Code Blue, for example, produces emergency mass notifications systems for campus environments that allow schools or businesses to send out text messages alerting everyone in the area of a potential danger. Messages can be tailored to a specific group: students might receive a warning to stay away from a specific building while faculty could be given instructions on how to lockdown a classroom.

The system can also send out updates through digital signs, video and social media accounts. “Security personnel can control the information that is released over social media,” Thomasson says of Code Blue’s system. “That way, we don’t have hysterical parents overloading the telecom lines.”

Many of TMG’s manufacturers provide technologies that build off each others’ systems. Sielox offers a browser-based crisis management solution that allows teachers, administrators and first responders to communicate, provide location and status and to initiate lockdown via any computer, tablet or mobile device. The system can be used in coordination with Sielox Access Control and Code Blue’s messaging technology to secure a campus during an emergency.

Other systems might bring technology from different manufacturers, such as Harman and VANCO, together to amplify a church sermon or switch video sources on the TVs at a sport bar. “You have all these different pieces of the puzzle and they all complement each other,” Thomasson says.

Showcasing Technology

The company operated out of Thomasson’s garage until 2011 when TMG moved into a 2,100-square-foot facility in Chino, Calif., a suburb of Los Angeles. With continued growth TMG is currently in escrow, with plans to expand to a 7,500-square-foot building in the October time frame.

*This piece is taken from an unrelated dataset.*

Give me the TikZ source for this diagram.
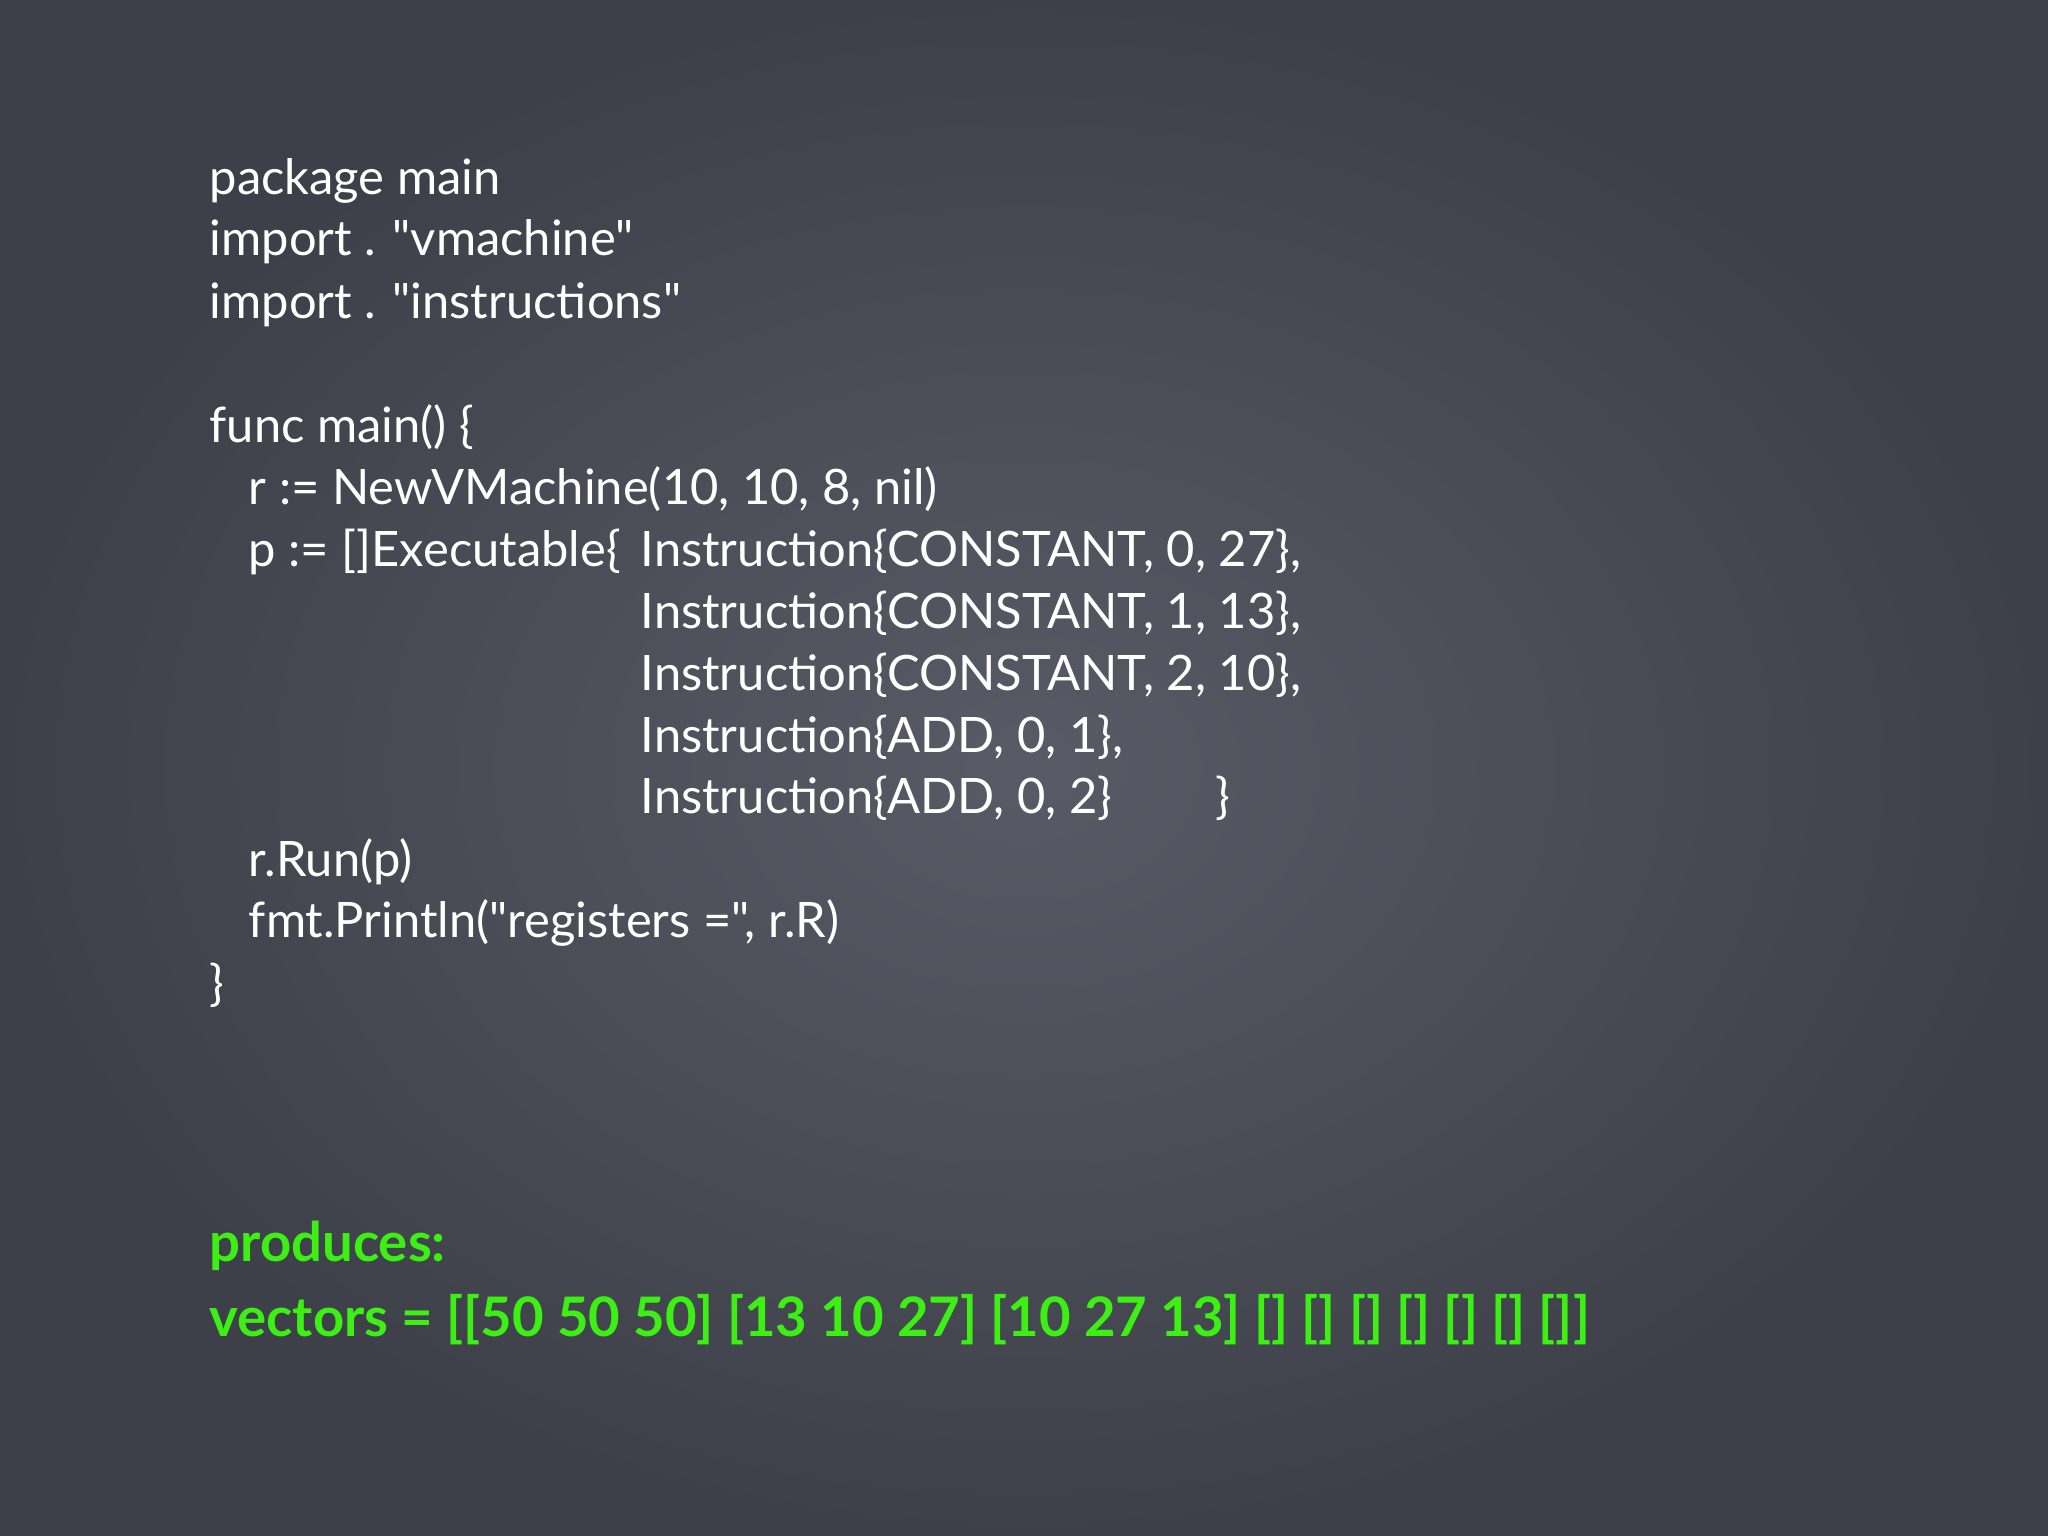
\documentclass[tikz,border=0pt]{standalone}
\usepackage{fontspec}
\newfontfamily\plainlato{Lato}
\newfontfamily\plainlatob{Lato Bold}
\newcommand{\dq}{"}
\begin{document}
\begin{tikzpicture}[x=0.01306cm,y=-0.01306cm,
  code/.style={anchor=base west,inner sep=0pt,text=white,font=\plainlato\fontsize{13.9pt}{17pt}\selectfont},
  greenout/.style={anchor=base west,inner sep=0pt,text={rgb,255:red,60;green,240;blue,20},font=\plainlato\bfseries\fontsize{15.5pt}{18pt}\selectfont}]
\useasboundingbox (0,0) rectangle (1568,1176);
\shade[inner color={rgb,255:red,88;green,91;blue,101},outer color={rgb,255:red,62;green,64;blue,73}] (0,0) rectangle (1568,1176);
\node[code] (l1) at (160,149) {package main};
\node[code] (l2) at (160,196) {import . "vmachine"};
\node[code] (l3) at (160,244) {import . "instructions"};
\node[code] (l4) at (160,339) {func main() \{};
\node[code] (l5) at (190,386) {r := NewVMachine(10, 10, 8, nil)};
\node[code] (l6) at (190,434) {p := []Executable\{};
\node[code] (i1) at (490,434) {Instruction\{CONSTANT, 0, 27\},};
\node[code] (i2) at (490,481) {Instruction\{CONSTANT, 1, 13\},};
\node[code] (i3) at (490,529) {Instruction\{CONSTANT, 2, 10\},};
\node[code] (i4) at (490,576) {Instruction\{ADD, 0, 1\},};
\node[code] (i5) at (490,623) {Instruction\{ADD, 0, 2\}};
\node[code] (cb) at (930,623) {\}};
\node[code] (l7) at (190,671) {r.Run(p)};
\node[code] (l8) at (190,718) {fmt.Println("registers =", r.R)};
\node[code] (l9) at (160,766) {\}};
\node[greenout] (o1) at (160,966) {produces:};
\node[greenout] (o2) at (160,1023) {vectors = [[50 50 50] [13 10 27] [10 27 13] [] [] [] [] [] [] []]};
\end{tikzpicture}
\end{document}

One of the primary motivators behind the proposed move was to increase its training capabilities. TMG’s previous location could hold a maximum of 36 people in its training and technology center. The new facility will hold up to 100.

“We spend a fair amount of time doing trainings, certifications and presentations for end-users, the transportation industry, retail, utilities, architects, engineers and consultants,” Thomasson says. “Our job is to sell our manufacturing partners’ solutions.”

The training center also strengthens TMG’s sales pitch by acting as a showcase for its manufacturers’ technology. One of the challenges to selling manufacturing equipment is getting the end-user hands-on time so they can familiarize themselves and gain confidence that the machine will fulfill their need. “Just about every product we represent is functional in the center,” Thomasson says.

Distributors have access to the training and technology center as well, and can use it to host customers and deliver product presentations. “I would say this technology center is probably booked three weeks out of the month,” Thomasson says.

TMG’s facility itself is an exhibition of its manufacturing partners’ technologies. The building is covered with 30 cameras that allow it to act as a remote demonstration site for surveillance solutions from Hanwha Techwin, which manufacturers the Samsung branded solution. The entire Hanwha sales organization has access to the camera system, enabling sales reps across North America to provide potential customers with a live test of the system. “It can give someone a real-time, real-world environment depiction of what they expect to see,” Thomasson explains.

Companies are willing to work so closely with TMG because it continuously demonstrates that it is in business for the right reasons. “This business doesn’t exist to support the lifestyle of the principals or partners in the firm,” Thomasson says. “It’s here to be a sustainable enterprise that will continue to support our manufacturing partners and distribution partners in the future.”